Tracimy czas, pieniądze i zdrowie. Wyczerpujące dojazdy do pracy

Alicja Bobrowicz
01.06.2015 18:00
Nie lubisz swojej pracy? Może zbyt dużo czasu spędzasz w drodze do niej? Według naukowców sposób dojazdu do pracy wpływa na to, jak się w niej czujemy

Stoimy w korkach i płacimy. Wyliczyli to dokładnie analitycy firmy doradczej Deloitte. Podali na początku roku, że wartość pracy, którą moglibyśmy wykonać w czasie, kiedy do niej jedziemy, to średnio ponad 3 tys. zł rocznie (aż 68 proc. przeciętnego miesięcznego wynagrodzenia). Nie mówiąc już o dodatkowych kosztach paliwa.

Teraz kolejny punkt do naszego udręczenia dołożyła kanadyjska badaczka. Annie Barreck z Uniwersytetu w Montrealu uważa, że dojazdy do pracy mogą prowadzić do wypalenia zawodowego. Tracimy więc nie tylko czas, pieniądze, ale i zdrowie psychiczne.
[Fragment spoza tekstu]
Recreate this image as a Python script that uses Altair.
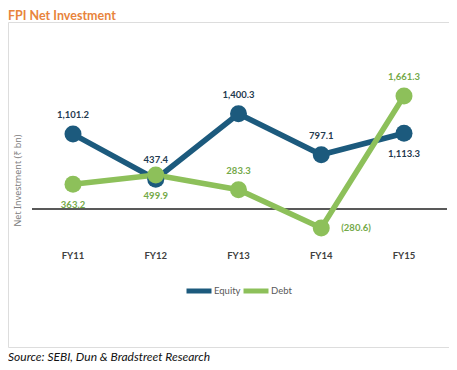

By to stwierdzić, przebadała prawie 2 tys. osób od 17. do 69. roku życia z ponad 60 firm. Dojeżdżali do pracy w różnych rejonach Quebeku, i tych wielkomiejskich, i prowincjonalnych. Okazało się, że liczy się każdy szczegół - odległość, środek transportu, warunki podróży i miejsce pracy.

Kierowcy samochodów nie powinni być szczególnie zdziwieni - im większe miasto, tym dojazdy do pracy są bardziej stresujące. Wystarczy jednak - jak twierdzi badaczka - dojeżdżać z przedmieść lub zza miasta, by poziom frustracji się obniżał (trudno jednak dociec na ile, takie wnioski można przełożyć na polskie realia i nasze zakorkowane drogi wyjazdowe z miast). Kojąco na kierowcę wpływa inny niż wielkomiejski widok za oknem. Co ciekawe, jeszcze bardziej znerwicowani są pasażerowie.

Regularne korzystanie z podwózek odbiera bowiem poczucie kontroli i wzmaga stres. A najgorzej - jeśli muszą jechać z daleka autobusami i pociągami. Wielkie miasto to lepsza sieć połączeń i mniejsze ryzyko spóźnień, więc i stresu, kiedy poruszamy się komunikacją miejską. Z dojeżdżaniem rowerem zależność jest prosta - lepszy układ ścieżek rowerowych, przyjemny i niegroźny dla psychiki dojazd do pracy.

Kanadyjka dorzuca jeszcze, że ryzyko wypalenia zawodowego rośnie, kiedy jedzie się ponad 20 minut. W Quebeku zajmuje to średnio 32 minuty. W Polsce - co wiemy dzięki badaniu budżetu czasu ludności GUS - większość, bo ok. 60 proc. pracujących, jedzie mniej niż pół godziny. Tylko ok. 5 proc. z nas dojeżdża do pracy ponad godzinę.

Psycholożka transportu Sylwia Milewska potwierdza, że kierowcom w dużych miastach łatwo wpaść w spiralę frustracji i złego samopoczucia. - Jazda po mieście wymaga ciągłej uwagi, szybkiej reakcji na nieustanne bodźce - światła, karetkę, pieszych, hałas, itd. A korki dokładają nerwowość. Jeśli codzienne napięcie przerodzi się we frustrację, ta może się przełożyć na relacje ze znajomymi i współpracownikami. A to może być krok w stronę wypalenia zawodowego - tłumaczy.

Radzi celować w tzw. lukę komunikacyjną i wychodzić 10 minut wcześniej (nie wiadomo dlaczego, mało kto tak robi). A te 20-30 minut w drodze do pracy potraktować jako odpoczynek i czas dla siebie, kiedy można posłuchać radia albo ułożyć sobie coś w głowie. Warto to wykorzystać. Tym bardziej że ślęczymy w pracy coraz dłużej (42, 5 godz. tygodniowo), czyli 3 godziny dłużej niż Francuzi i Finowie.